Glass jar with plastic lid found during dive. Courtesy of Anna Michel, WHOI and Adam Soule, URI; NSF/HOV Alvin, 2022 © Woods Hole Oceanographic Institution.

We spend the rest of the dive collecting sediment cores and testing some chemical sensors before the ship radios down that it is time to return to the surface. We drop our weights and start our ascent. On the way up we eat lunch and ask our pilot, Bob Waters, about his life as an Alvin sub pilot. It turns out that Bob has been an Alvin pilot for over 10 years!

Sediment core collection (above) and testing chemical sensors. Courtesy of Anna Michel, WHOI and Adam Soule, URI; NSF/HOV Alvin, 2022 © Woods Hole Oceanographic Institution.

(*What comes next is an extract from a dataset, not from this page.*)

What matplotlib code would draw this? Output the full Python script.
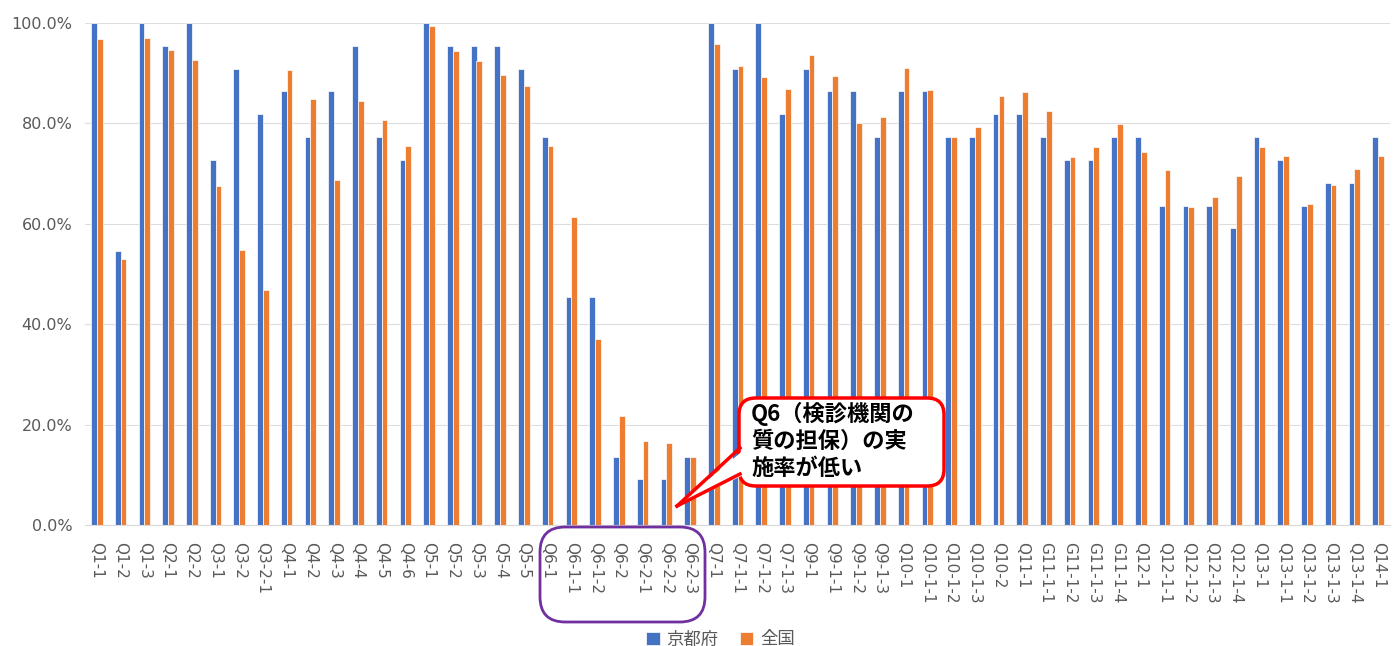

We emerge at the surface, and I can’t believe that the dive is over. It’s been about 9 hours, but it feels like only 2 or 3 have passed. The sub hatch is opened, and I am greeted with cheers as I step out on the deck. Not only was it a successful dive, but I am told that I now hold the record for deepest Alvin dive completed by a female at 6,110 meters. While I am elated and honored to hold this record it is one that I hope is quickly broken.

Now that the rush of the dive has passed it is time to collect my samples from the sub and start setting up my experiments. Then a new thought occurs. What if I just collected the first deep sea microbe capable of degrading plastic? This could change everything!